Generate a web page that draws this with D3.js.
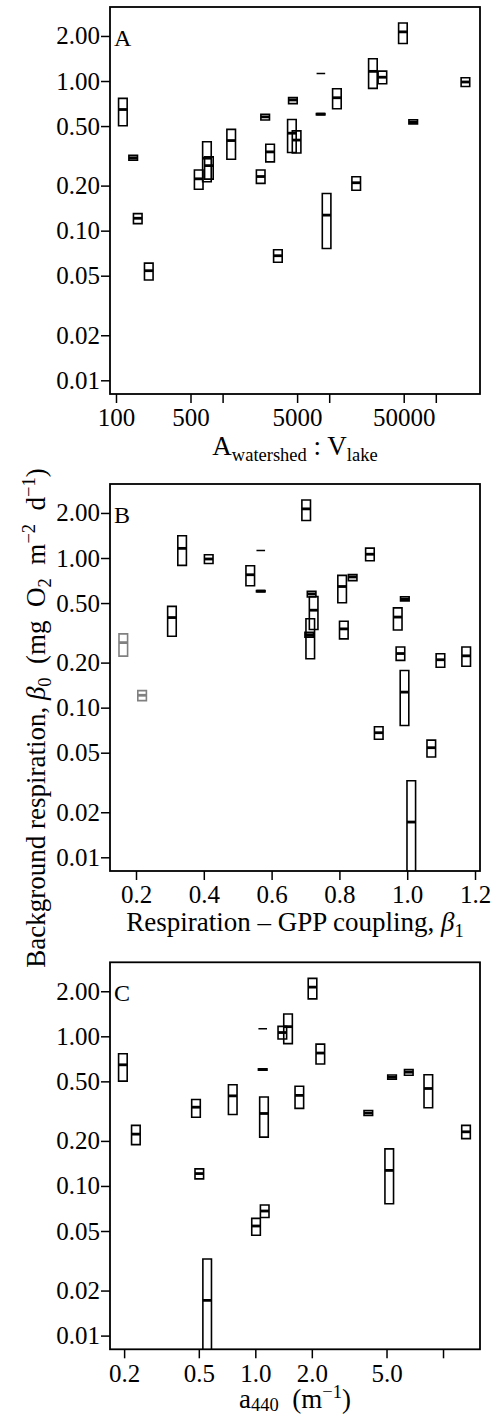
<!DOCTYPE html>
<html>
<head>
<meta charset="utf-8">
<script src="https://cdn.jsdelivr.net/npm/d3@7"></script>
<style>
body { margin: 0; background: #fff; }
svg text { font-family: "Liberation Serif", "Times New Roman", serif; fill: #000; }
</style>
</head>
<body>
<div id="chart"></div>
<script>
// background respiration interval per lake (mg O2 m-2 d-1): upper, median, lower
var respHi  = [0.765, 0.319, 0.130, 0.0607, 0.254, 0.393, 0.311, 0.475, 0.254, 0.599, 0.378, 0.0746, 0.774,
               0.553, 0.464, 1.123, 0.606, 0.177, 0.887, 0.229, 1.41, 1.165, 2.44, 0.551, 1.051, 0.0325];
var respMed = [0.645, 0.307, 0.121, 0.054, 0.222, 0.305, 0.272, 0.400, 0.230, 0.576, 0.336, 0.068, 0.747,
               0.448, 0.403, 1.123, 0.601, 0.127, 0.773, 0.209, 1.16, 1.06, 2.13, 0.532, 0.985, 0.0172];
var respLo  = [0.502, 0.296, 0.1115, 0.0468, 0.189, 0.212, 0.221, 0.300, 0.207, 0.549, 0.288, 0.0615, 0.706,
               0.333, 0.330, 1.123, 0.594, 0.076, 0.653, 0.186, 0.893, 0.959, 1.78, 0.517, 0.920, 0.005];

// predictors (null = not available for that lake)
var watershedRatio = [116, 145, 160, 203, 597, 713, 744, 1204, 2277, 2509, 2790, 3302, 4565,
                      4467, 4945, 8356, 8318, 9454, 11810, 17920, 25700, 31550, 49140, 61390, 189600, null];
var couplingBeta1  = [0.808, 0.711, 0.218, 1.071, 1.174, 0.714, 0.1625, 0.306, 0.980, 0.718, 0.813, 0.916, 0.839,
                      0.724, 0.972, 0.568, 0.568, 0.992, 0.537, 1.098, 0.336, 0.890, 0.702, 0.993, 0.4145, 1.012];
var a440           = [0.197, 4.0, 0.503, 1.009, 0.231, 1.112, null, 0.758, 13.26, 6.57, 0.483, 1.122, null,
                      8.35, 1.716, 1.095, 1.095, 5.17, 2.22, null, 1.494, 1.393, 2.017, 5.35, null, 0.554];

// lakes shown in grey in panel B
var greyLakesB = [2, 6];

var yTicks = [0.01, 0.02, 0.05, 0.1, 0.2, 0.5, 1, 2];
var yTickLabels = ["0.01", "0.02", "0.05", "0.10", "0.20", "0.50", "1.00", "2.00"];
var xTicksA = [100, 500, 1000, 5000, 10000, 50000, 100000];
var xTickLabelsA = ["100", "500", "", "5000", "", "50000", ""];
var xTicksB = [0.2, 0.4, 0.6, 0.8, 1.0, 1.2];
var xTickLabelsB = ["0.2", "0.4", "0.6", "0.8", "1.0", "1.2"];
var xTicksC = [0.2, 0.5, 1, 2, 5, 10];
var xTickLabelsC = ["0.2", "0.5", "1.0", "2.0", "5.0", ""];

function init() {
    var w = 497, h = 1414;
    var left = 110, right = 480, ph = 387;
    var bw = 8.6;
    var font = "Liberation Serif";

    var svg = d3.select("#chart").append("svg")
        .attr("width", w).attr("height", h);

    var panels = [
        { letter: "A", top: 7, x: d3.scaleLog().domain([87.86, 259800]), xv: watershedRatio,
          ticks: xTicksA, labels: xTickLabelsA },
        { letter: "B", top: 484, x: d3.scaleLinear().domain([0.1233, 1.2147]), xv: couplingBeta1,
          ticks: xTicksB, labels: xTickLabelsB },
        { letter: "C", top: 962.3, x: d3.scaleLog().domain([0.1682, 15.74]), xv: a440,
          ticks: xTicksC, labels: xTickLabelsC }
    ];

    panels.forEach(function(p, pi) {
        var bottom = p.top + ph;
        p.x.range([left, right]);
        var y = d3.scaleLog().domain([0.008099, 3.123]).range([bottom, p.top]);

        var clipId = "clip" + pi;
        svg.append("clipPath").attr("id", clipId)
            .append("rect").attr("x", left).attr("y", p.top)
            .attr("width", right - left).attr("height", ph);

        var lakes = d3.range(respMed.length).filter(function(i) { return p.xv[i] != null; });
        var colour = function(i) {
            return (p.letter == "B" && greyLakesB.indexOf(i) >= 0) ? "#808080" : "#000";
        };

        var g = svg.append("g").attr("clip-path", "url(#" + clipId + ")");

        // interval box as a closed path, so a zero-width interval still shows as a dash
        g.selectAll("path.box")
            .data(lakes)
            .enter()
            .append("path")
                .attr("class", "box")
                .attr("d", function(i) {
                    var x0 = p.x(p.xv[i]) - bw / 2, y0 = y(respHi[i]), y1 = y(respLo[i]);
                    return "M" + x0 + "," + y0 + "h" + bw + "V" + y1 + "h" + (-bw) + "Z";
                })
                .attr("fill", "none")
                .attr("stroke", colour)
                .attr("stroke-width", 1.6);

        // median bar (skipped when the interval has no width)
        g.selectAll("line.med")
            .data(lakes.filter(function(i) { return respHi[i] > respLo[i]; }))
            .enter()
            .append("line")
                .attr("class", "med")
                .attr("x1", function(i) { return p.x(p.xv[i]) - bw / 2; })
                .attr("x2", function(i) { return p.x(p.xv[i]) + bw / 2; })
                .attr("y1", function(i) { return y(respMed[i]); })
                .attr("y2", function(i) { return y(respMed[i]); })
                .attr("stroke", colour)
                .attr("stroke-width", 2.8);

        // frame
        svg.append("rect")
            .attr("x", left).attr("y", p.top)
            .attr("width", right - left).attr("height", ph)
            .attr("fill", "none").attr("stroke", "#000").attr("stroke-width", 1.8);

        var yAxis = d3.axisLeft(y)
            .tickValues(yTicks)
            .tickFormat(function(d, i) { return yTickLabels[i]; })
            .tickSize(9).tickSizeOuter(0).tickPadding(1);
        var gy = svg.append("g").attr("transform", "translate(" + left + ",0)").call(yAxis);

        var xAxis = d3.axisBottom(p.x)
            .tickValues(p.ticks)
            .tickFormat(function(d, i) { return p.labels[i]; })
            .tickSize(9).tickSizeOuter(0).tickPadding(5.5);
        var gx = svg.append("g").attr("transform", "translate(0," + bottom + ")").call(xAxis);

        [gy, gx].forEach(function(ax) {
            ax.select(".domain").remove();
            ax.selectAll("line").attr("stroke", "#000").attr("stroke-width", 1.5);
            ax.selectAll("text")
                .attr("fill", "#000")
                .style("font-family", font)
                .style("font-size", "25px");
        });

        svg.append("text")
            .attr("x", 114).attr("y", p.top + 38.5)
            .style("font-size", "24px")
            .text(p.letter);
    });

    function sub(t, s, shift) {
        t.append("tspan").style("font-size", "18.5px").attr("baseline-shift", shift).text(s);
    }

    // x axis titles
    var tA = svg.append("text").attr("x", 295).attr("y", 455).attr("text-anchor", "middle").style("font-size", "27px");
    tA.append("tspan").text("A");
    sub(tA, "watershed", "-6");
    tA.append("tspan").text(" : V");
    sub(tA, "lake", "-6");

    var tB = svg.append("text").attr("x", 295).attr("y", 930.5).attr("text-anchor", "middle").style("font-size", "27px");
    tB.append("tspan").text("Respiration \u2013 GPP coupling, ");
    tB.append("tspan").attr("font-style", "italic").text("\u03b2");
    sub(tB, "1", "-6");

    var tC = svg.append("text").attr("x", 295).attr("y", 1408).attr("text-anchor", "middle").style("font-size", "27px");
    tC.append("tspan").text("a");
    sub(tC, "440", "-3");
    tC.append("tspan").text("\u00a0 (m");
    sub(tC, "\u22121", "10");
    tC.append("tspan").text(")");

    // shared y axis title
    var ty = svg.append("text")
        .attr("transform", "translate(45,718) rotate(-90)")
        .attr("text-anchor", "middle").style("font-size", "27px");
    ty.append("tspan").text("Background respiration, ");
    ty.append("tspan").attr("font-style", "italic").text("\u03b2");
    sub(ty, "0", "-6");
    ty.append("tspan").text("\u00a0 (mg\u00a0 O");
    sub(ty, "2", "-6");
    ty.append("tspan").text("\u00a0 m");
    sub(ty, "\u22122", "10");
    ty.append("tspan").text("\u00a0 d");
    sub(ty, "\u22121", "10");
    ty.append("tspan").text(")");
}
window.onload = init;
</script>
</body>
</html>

**Exercise goal**.
Every line from the start of the listing above through the line with "var greyLakesB = [2, 6];" should be repeated exactly; skip the pictures and add nothing else.

**Written solution**.
Generate a web page that draws this with D3.js.
<!DOCTYPE html>
<html>
<head>
<meta charset="utf-8">
<script src="https://cdn.jsdelivr.net/npm/d3@7"></script>
<style>
body { margin: 0; background: #fff; }
svg text { font-family: "Liberation Serif", "Times New Roman", serif; fill: #000; }
</style>
</head>
<body>
<div id="chart"></div>
<script>
// background respiration interval per lake (mg O2 m-2 d-1): upper, median, lower
var respHi  = [0.765, 0.319, 0.130, 0.0607, 0.254, 0.393, 0.311, 0.475, 0.254, 0.599, 0.378, 0.0746, 0.774,
               0.553, 0.464, 1.123, 0.606, 0.177, 0.887, 0.229, 1.41, 1.165, 2.44, 0.551, 1.051, 0.0325];
var respMed = [0.645, 0.307, 0.121, 0.054, 0.222, 0.305, 0.272, 0.400, 0.230, 0.576, 0.336, 0.068, 0.747,
               0.448, 0.403, 1.123, 0.601, 0.127, 0.773, 0.209, 1.16, 1.06, 2.13, 0.532, 0.985, 0.0172];
var respLo  = [0.502, 0.296, 0.1115, 0.0468, 0.189, 0.212, 0.221, 0.300, 0.207, 0.549, 0.288, 0.0615, 0.706,
               0.333, 0.330, 1.123, 0.594, 0.076, 0.653, 0.186, 0.893, 0.959, 1.78, 0.517, 0.920, 0.005];

// predictors (null = not available for that lake)
var watershedRatio = [116, 145, 160, 203, 597, 713, 744, 1204, 2277, 2509, 2790, 3302, 4565,
                      4467, 4945, 8356, 8318, 9454, 11810, 17920, 25700, 31550, 49140, 61390, 189600, null];
var couplingBeta1  = [0.808, 0.711, 0.218, 1.071, 1.174, 0.714, 0.1625, 0.306, 0.980, 0.718, 0.813, 0.916, 0.839,
                      0.724, 0.972, 0.568, 0.568, 0.992, 0.537, 1.098, 0.336, 0.890, 0.702, 0.993, 0.4145, 1.012];
var a440           = [0.197, 4.0, 0.503, 1.009, 0.231, 1.112, null, 0.758, 13.26, 6.57, 0.483, 1.122, null,
                      8.35, 1.716, 1.095, 1.095, 5.17, 2.22, null, 1.494, 1.393, 2.017, 5.35, null, 0.554];

// lakes shown in grey in panel B
var greyLakesB = [2, 6];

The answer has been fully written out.